** Aim **
The listing below holds pictures; exclude them. Return exactly the lines from the one with "Write a Python" through the one with "106.4, 104.0, 104.0]".
══ Data to use
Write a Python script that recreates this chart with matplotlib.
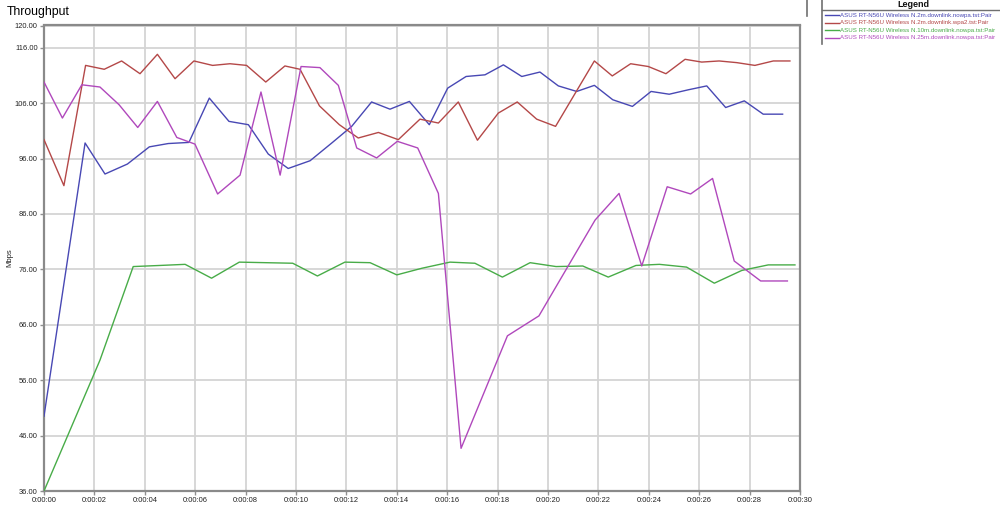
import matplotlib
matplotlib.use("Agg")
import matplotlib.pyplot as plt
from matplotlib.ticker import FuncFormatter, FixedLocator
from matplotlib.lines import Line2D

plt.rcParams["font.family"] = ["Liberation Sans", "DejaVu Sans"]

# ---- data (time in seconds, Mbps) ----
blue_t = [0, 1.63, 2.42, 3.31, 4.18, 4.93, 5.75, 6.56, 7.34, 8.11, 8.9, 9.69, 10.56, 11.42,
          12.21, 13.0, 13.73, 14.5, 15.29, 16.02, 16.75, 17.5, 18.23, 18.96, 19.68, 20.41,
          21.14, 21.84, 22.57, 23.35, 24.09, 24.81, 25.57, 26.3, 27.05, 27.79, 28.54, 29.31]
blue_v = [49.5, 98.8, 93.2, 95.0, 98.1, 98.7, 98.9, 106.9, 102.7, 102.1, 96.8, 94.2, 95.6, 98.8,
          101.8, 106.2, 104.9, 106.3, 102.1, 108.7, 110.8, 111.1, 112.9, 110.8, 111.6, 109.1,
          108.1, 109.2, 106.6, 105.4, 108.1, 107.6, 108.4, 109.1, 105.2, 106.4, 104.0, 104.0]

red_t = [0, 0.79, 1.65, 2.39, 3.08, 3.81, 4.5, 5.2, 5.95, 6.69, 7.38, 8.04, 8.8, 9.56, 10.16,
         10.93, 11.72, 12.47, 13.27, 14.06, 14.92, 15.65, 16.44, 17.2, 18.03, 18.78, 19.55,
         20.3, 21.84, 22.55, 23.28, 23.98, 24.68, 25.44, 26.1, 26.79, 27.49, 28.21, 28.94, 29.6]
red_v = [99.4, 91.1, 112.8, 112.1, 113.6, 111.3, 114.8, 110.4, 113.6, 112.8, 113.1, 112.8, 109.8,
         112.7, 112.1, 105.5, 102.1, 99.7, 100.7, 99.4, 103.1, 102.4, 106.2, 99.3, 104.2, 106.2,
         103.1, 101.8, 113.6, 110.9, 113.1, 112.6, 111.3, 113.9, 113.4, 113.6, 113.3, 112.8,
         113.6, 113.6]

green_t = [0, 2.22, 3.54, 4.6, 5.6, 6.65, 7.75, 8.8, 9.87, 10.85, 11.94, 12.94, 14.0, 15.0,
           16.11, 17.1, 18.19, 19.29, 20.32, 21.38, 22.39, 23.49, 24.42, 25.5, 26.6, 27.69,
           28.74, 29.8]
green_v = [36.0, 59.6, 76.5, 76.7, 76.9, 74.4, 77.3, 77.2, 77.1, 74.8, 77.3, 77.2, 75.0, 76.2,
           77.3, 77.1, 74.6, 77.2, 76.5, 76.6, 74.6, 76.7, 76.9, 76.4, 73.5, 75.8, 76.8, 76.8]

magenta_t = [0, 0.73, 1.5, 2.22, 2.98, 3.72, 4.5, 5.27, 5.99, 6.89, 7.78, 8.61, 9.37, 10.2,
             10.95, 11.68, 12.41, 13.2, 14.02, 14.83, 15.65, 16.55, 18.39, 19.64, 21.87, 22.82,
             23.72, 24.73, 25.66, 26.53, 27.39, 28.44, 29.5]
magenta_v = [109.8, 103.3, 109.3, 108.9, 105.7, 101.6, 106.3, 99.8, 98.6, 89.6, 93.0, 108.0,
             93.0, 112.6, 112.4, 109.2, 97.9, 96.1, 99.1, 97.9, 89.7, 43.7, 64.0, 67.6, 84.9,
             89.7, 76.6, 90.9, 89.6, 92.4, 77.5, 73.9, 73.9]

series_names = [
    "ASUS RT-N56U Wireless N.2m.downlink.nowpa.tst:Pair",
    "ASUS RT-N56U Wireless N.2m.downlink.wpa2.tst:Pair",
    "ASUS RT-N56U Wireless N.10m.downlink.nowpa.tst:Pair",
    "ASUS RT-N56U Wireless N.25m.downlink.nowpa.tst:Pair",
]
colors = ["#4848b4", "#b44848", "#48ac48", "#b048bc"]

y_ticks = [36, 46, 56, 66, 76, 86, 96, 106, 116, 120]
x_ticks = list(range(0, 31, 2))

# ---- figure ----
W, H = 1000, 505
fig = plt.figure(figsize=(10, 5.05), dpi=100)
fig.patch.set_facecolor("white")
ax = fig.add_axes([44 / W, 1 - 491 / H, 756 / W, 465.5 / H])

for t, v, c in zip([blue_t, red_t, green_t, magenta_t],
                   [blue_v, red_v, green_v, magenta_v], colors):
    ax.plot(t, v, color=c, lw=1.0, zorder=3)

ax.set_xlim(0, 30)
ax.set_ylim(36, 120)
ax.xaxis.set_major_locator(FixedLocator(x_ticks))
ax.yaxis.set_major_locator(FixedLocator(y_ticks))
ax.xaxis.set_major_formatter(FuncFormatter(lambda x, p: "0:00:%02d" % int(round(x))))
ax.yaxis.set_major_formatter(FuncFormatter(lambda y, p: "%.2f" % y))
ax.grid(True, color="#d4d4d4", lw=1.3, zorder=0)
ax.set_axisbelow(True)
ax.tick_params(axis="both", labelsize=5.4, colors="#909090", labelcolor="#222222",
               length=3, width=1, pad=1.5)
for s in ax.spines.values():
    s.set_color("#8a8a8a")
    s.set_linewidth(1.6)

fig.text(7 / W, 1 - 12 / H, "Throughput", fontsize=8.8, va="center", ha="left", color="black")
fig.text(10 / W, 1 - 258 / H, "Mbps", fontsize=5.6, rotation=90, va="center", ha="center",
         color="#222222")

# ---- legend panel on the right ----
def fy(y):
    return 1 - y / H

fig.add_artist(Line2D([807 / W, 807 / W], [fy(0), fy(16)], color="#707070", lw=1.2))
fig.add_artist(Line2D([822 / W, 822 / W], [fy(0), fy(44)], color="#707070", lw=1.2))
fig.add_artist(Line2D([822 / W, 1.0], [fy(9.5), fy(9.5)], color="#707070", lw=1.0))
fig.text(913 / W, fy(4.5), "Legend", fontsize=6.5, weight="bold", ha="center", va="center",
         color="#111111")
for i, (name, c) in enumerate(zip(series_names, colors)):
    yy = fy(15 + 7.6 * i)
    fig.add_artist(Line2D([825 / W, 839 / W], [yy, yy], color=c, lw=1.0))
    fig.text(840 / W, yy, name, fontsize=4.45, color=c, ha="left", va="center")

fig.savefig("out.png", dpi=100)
════
══ Data to use
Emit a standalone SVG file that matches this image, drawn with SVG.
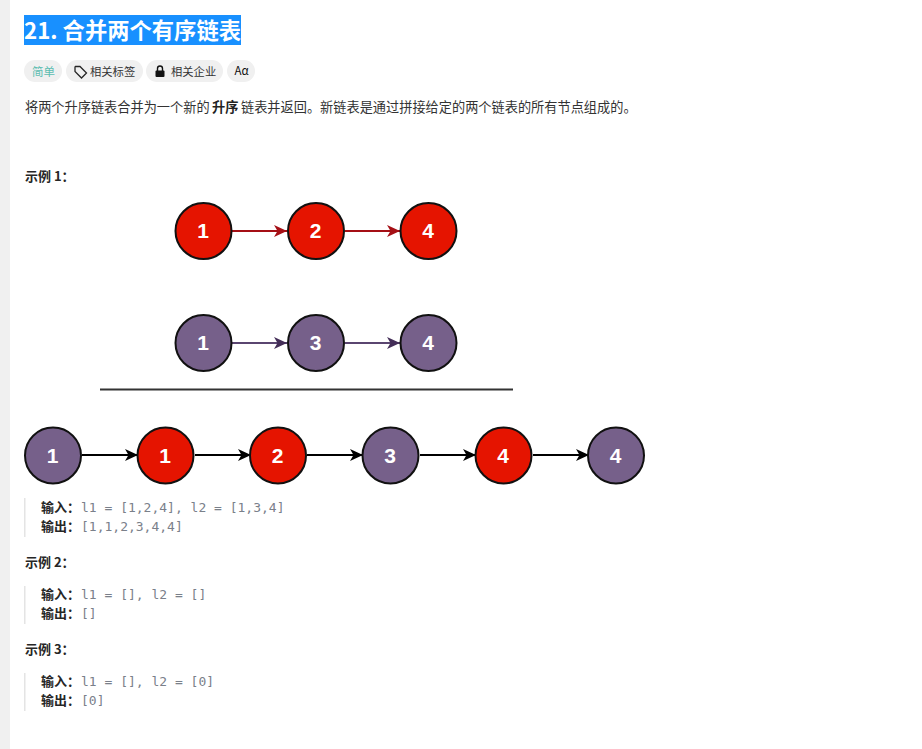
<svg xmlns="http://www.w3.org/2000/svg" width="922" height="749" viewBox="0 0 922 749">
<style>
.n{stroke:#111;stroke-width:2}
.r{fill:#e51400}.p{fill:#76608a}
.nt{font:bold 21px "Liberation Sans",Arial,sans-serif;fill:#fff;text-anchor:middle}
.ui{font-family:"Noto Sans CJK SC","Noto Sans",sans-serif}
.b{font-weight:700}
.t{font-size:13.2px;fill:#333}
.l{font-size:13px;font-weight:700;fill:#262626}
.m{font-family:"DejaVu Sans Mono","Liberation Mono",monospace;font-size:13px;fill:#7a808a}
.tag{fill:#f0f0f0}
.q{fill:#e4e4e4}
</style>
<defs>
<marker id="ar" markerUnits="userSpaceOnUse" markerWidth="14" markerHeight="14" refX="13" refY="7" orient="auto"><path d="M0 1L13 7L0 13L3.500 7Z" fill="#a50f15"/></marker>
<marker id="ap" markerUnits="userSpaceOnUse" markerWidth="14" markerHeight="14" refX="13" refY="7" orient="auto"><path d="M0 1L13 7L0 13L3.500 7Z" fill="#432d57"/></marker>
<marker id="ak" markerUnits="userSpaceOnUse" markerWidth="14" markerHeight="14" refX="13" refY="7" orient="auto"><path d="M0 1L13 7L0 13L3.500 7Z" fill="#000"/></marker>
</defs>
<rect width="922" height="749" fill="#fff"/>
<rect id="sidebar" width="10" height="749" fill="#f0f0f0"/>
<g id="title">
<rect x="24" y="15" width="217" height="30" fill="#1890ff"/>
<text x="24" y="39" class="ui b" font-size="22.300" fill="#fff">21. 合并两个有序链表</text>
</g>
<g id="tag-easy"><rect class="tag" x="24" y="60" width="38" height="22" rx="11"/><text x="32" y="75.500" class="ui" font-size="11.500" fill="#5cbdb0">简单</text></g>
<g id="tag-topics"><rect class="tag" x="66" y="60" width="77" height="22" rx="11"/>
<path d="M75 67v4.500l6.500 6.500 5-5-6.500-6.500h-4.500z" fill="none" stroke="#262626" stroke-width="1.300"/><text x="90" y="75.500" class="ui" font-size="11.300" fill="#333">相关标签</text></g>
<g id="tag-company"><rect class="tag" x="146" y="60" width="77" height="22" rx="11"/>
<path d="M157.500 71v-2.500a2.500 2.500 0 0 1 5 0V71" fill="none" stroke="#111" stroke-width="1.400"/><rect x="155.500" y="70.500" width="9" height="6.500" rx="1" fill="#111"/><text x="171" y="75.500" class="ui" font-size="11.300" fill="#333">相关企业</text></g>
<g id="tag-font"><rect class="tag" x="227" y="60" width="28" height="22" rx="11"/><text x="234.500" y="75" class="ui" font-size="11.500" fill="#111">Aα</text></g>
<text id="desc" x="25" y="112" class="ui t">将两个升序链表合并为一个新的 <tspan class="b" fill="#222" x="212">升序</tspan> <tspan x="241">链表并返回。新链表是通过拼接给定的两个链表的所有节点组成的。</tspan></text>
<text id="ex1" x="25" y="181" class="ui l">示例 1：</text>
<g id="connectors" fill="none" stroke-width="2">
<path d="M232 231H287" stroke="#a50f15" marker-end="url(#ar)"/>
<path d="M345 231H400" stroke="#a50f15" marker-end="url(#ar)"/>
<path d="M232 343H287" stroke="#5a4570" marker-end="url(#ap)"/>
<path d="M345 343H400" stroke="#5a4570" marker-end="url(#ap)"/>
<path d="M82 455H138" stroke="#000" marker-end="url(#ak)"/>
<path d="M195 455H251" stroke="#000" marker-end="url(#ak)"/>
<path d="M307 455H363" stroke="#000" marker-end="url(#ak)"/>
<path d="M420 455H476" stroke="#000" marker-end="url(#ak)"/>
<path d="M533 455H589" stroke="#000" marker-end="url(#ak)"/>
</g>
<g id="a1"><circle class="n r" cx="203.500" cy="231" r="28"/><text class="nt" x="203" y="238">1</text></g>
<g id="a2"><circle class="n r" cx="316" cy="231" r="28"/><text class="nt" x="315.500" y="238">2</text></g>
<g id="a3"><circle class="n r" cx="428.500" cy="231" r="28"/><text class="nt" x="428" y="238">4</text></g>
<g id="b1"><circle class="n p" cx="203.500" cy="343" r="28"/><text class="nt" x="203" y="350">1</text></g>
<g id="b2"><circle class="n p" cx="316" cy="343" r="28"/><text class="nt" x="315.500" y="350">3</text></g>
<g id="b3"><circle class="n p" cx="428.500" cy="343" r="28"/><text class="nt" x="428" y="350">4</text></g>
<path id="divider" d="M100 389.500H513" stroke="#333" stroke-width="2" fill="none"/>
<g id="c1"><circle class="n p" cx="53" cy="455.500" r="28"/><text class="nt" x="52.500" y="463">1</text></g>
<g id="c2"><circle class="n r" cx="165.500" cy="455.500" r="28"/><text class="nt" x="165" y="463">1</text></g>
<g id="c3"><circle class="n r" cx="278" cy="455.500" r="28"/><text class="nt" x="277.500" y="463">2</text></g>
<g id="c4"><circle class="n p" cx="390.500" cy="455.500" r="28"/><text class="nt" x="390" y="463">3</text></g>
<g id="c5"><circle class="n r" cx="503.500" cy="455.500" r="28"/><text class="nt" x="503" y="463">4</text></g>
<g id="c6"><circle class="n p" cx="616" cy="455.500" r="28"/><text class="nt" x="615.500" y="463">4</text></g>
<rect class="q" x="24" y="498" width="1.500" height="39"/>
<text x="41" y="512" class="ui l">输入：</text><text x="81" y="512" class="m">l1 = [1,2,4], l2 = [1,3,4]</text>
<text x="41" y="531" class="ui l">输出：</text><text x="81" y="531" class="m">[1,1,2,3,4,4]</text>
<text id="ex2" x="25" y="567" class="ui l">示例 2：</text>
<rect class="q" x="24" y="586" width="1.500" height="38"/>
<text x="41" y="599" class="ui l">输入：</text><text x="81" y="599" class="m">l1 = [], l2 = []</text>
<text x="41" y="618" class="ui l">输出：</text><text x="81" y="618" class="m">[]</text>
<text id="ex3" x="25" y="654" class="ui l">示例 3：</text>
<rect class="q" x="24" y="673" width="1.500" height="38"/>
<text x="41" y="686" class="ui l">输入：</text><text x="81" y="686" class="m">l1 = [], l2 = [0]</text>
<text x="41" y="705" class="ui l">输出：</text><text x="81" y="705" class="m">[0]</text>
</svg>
════
** Final result **
Write a Python script that recreates this chart with matplotlib.
import matplotlib
matplotlib.use("Agg")
import matplotlib.pyplot as plt
from matplotlib.ticker import FuncFormatter, FixedLocator
from matplotlib.lines import Line2D

plt.rcParams["font.family"] = ["Liberation Sans", "DejaVu Sans"]

# ---- data (time in seconds, Mbps) ----
blue_t = [0, 1.63, 2.42, 3.31, 4.18, 4.93, 5.75, 6.56, 7.34, 8.11, 8.9, 9.69, 10.56, 11.42,
          12.21, 13.0, 13.73, 14.5, 15.29, 16.02, 16.75, 17.5, 18.23, 18.96, 19.68, 20.41,
          21.14, 21.84, 22.57, 23.35, 24.09, 24.81, 25.57, 26.3, 27.05, 27.79, 28.54, 29.31]
blue_v = [49.5, 98.8, 93.2, 95.0, 98.1, 98.7, 98.9, 106.9, 102.7, 102.1, 96.8, 94.2, 95.6, 98.8,
          101.8, 106.2, 104.9, 106.3, 102.1, 108.7, 110.8, 111.1, 112.9, 110.8, 111.6, 109.1,
          108.1, 109.2, 106.6, 105.4, 108.1, 107.6, 108.4, 109.1, 105.2, 106.4, 104.0, 104.0]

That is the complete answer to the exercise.